Hi All,
I am currently setting up seven databases which will repliacte to two targets. I am using the replication set to allow for failover and failback, whilst continuing replication to the second target.
Yesterday one of the target servers had to be rebooted and since then the databases on this server report as Pre-tranistion. The source and second target are in Normal Processing.
The servers are not in use yet so I presume that I can just restart source and targets and then both targets will be back to Normal processing but my question is - if this were live and transactions had continued in the source and been replicated to the second target, I presume that the other target would have to be re-baselined. The ai files don't queue up when only one of their expected targets is communicating?
Many Thanks,
Laura
Hi,
You should check the status of AI extents on the Source database.
proutil <source-db> -C aimage list
If the AI extents have Locked status, then replication waits for your second target.

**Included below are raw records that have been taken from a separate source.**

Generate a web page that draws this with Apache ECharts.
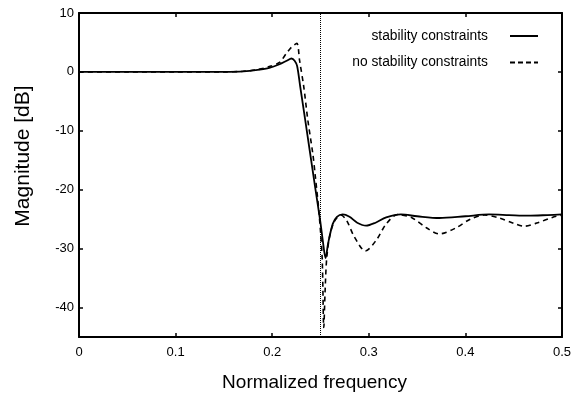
<!DOCTYPE html>
<html>
<head>
<meta charset="utf-8">
<script src="https://cdn.jsdelivr.net/npm/echarts@6/dist/echarts.min.js"></script>
<style>html,body{margin:0;padding:0;background:#fff}#c{width:582px;height:394px}</style>
</head>
<body>
<div id="c"></div>
<script>
const seriesNames = ['stability constraints', 'no stability constraints'];
const xTicks = [0, 0.1, 0.2, 0.3, 0.4, 0.5];
const yTicks = [-40, -30, -20, -10, 0, 10];
const cutoff = 0.25;

const solidF = [0, 0.05, 0.1, 0.15, 0.17, 0.185, 0.197, 0.2076, 0.215, 0.22, 0.2232, 0.2258, 0.229, 0.2342, 0.2393, 0.2444, 0.2497, 0.2525, 0.2552, 0.258, 0.2627, 0.267, 0.273, 0.28, 0.288, 0.2972, 0.307, 0.318, 0.3333, 0.35, 0.373, 0.4, 0.4246, 0.445, 0.465, 0.485, 0.5];
const solidDb = [0, 0, 0, 0.02, 0.1, 0.35, 0.68, 1.3, 1.9, 2.28, 1.9, 1.0, -2.5, -8.2, -13.85, -19.5, -25.3, -28.8, -31.6, -29, -25.8, -24.6, -24.2, -24.6, -25.6, -26.1, -25.6, -24.7, -24.2, -24.5, -24.8, -24.5, -24.2, -24.3, -24.4, -24.3, -24.2];

const dashF = [0, 0.05, 0.1, 0.15, 0.17, 0.185, 0.197, 0.2076, 0.2145, 0.22, 0.2255, 0.2283, 0.2327, 0.2369, 0.242, 0.2445, 0.2485, 0.2517, 0.2534, 0.2548, 0.2565, 0.26, 0.265, 0.271, 0.277, 0.285, 0.2965, 0.308, 0.318, 0.33, 0.345, 0.36, 0.373, 0.39, 0.405, 0.4194, 0.435, 0.45, 0.4607, 0.475, 0.49, 0.5];
const dashDb = [0, 0, 0, 0, 0.1, 0.4, 0.9, 1.6, 3.1, 4.2, 4.84, 2.0, -2.55, -8.2, -13.85, -17.5, -24, -31.5, -43.4, -37, -31.5, -27.5, -25.2, -24.3, -25.2, -28.0, -30.4, -28.5, -25.8, -24.2, -24.8, -26.5, -27.5, -26.5, -25, -24.3, -24.8, -25.7, -26.2, -25.6, -24.7, -24.3];

const pairs = (fs, ds) => fs.map((f, i) => [f, ds[i]]);
const font = 'Liberation Sans, Arial, sans-serif';

const axisCommon = {
  axisLine: {show: true, onZero: false, lineStyle: {color: '#000', width: 2}},
  axisTick: {show: true, inside: true, length: 4, lineStyle: {color: '#000', width: 1.5}},
  splitLine: {show: false}
};

const chart = echarts.init(document.getElementById('c'), null, {renderer: 'canvas'});
chart.setOption({
  animation: false,
  backgroundColor: '#fff',
  grid: {left: 79, right: 20, top: 13, bottom: 57, outerBoundsMode: 'none', containLabel: false},
  legend: {
    orient: 'vertical', right: 44, top: 28, align: 'right', padding: 0,
    itemWidth: 28, itemHeight: 2, itemGap: 10.5,
    itemStyle: {color: '#000', borderWidth: 0},
    textStyle: {fontFamily: font, fontSize: 13.8, lineHeight: 16, color: '#000', padding: [0, 17, 0, 0]},
    data: [
      {name: seriesNames[0], icon: 'path://M0,0h28v2h-28z'},
      {name: seriesNames[1], icon: 'path://M0,0h5v2h-5zM8,0h5v2h-5zM16,0h5v2h-5zM24,0h4v2h-4z'}
    ]
  },
  xAxis: [
    Object.assign({}, axisCommon, {
      type: 'value', position: 'bottom', min: 0, max: 0.5, interval: 0.1,
      name: 'Normalized frequency', nameLocation: 'middle', nameGap: 36,
      nameTextStyle: {fontFamily: font, fontSize: 19, color: '#000', padding: [0, 12, 0, 0]},
      axisLabel: {fontFamily: font, fontSize: 13, color: '#000', margin: 9,
        customValues: xTicks, formatter: v => String(v)}
    }),
    Object.assign({}, axisCommon, {
      type: 'value', position: 'top', min: 0, max: 0.5, interval: 0.1,
      axisLabel: {show: false}
    })
  ],
  yAxis: [
    Object.assign({}, axisCommon, {
      type: 'value', position: 'left', min: -45, max: 10,
      name: 'Magnitude [dB]', nameLocation: 'middle', nameGap: 45, nameRotate: 90,
      nameTextStyle: {fontFamily: font, fontSize: 21, color: '#000', padding: [0, 0, 0, 38]},
      axisTick: Object.assign({}, axisCommon.axisTick, {customValues: yTicks}),
      axisLabel: {fontFamily: font, fontSize: 13, color: '#000', margin: 5, customValues: yTicks}
    }),
    Object.assign({}, axisCommon, {
      type: 'value', position: 'right', min: -45, max: 10,
      axisTick: Object.assign({}, axisCommon.axisTick, {customValues: yTicks}),
      axisLabel: {show: false, customValues: yTicks}
    })
  ],
  series: [
    {
      name: seriesNames[0], type: 'line', data: pairs(solidF, solidDb),
      symbol: 'none', smooth: 0.3, color: '#000',
      lineStyle: {color: '#000', width: 1.8, type: 'solid'},
      markLine: {
        silent: true, symbol: 'none', label: {show: false},
        lineStyle: {color: '#000', width: 1, type: [1, 1]},
        data: [{xAxis: cutoff}]
      }
    },
    {
      name: seriesNames[1], type: 'line', data: pairs(dashF, dashDb),
      symbol: 'none', smooth: 0.3, color: '#000',
      lineStyle: {color: '#000', width: 1.6, type: [5, 4]}
    }
  ]
});
</script>
</body>
</html>
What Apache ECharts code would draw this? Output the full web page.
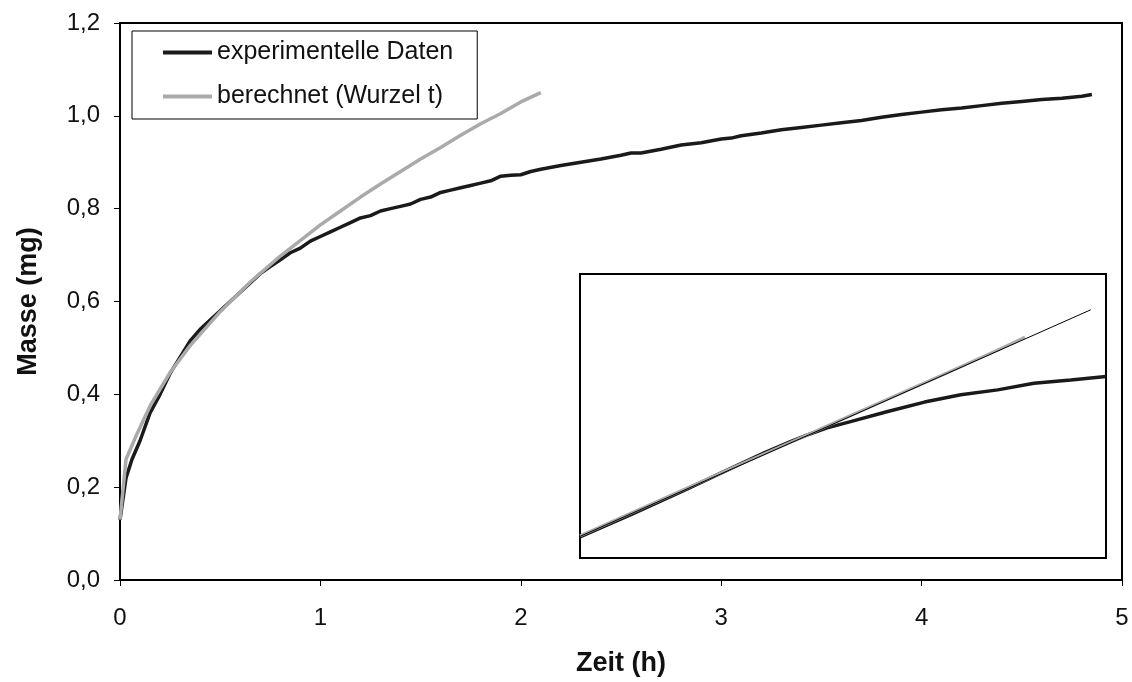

The source and target logs should also be checked. Perhaps there is an answer to the question why they did not connect.
Instead of restarting source and target, try to restarting only the replication server (if all agents are started off course).
Replication Server parameter agent-shutdown-action should be set to Recovery.
dsrutil <source-db> -C terminate server
then
dsrutil <source-db> -C restart server
Thanks for this excellent advice. Aimage list showed that all ai extents were locked on the source database. Once I terminated the server and restarted it, both targets are in normal processing. Is it possible to configure my repl.properties so that this would occur automatically without the need for a to restart the replication server?
In windows, I dislike doing this as the replication server is then started in my user session, so if I log of the server it ends.
Many Thanks,
Laura
You can try to increase the value of the connect-timeout parameter in the replication server settings (source.repl.properties).
# [control.agent] Properties
#
# connect-timeout seconds Specifies for how long, in seconds, the server will attempt
# to connect to its configured agents. This property is also
# used by the server while reconnecting to the agent after
# communication has been lost.
The default is 600 seconds.
I think that when the machine with the first target was rebooted, the replication server tried to connect to the agent for 10 minutes, but could not and stopped attempts.
It is possible that it would be enough to tell the server that it tried to try to connect to the agent again.
Next time, instead of restarting the replication server, try this command:
dsrutil <source-db> -C connectagent <agent-name>
or
dsrutil <source-db> -C connectagent ALL
This should solve the problem of starting the replication server under the user session.